Pain at the temples due to arteritis temporalis. Arteritis temporalis also called giant cell arteritis, is a chronic inflammation of the great arteries, which can become blocked as a result. This condition occurs in people over the age of fifty. On average, the condition affects one in a thousand people.
Symptoms of the arteritis temporalis
The complaints and symptoms in arteritis temporalis can differ per person. The complaints mainly depend on which arteries in the body are inflamed. The arteries in the head are often affected and the patient has a headache. This can be recognized by swollen and tortuous vessels on the side of the head (the temples) that can cause pain when touched.
Sometimes the tongue and chewing muscles are painful when chewing or talking. Other complaints with temporal arteritis can include blurred vision, double vision, or other abnormalities of vision. Complaints that can also occur are feeling sick, weight loss, fever, and muscle pains.
How does temporal arteritis develop?
In temporal arteritis, the walls of some arteries are inflamed. The condition falls under rheumatic diseases. The cause of temporal arteritis is still unknown. Scientists believe that there are similarities with the disease ‘polymyalgia rheumatic’, the so-called ‘ muscle rheumatism ‘. In some cases, these conditions occur simultaneously in the same person.
Is it serious and what can you expect?
Diagnostics In addition to the typical symptoms, a doctor will usually make the diagnosis based on:
- blood tests (increased sedimentation)
- examination of a small piece of an artery. The removal of a small piece of the artery for examination is done under local anesthetic. In principle, this is a minor operation.
Treatment As soon as you have been diagnosed with temporal arteritis, you will start treatment. This usually means that you start taking an anti-inflammatory drug. In the beginning, this is given in a higher dose which is later lowered.
Prognosis After several years of treatment, the majority of patients with temporal arteritis are cured.
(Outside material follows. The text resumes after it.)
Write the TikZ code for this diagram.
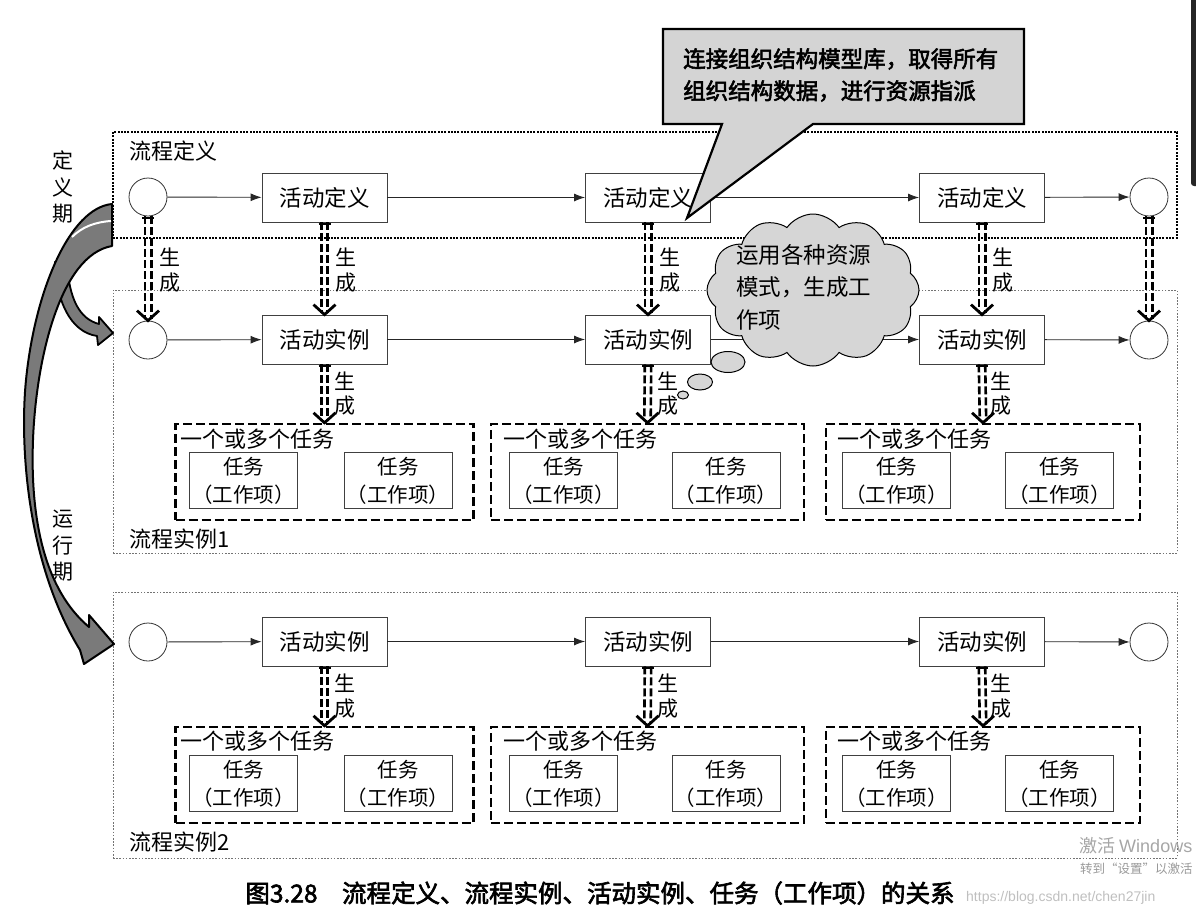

The complaints have disappeared and medication no longer needs to be used.
When to go to the doctor?
If you recognize the complaints that are characteristic of temporal arteritis, it is advisable to always contact your general practice quickly. The condition can generally be treated well with anti-inflammatory drugs.
If you notice that you see less or double, you must urgently make an appointment.
What can you do about temporal arteritis yourself?
You cannot treat the complaints of temporal arteritis yourself.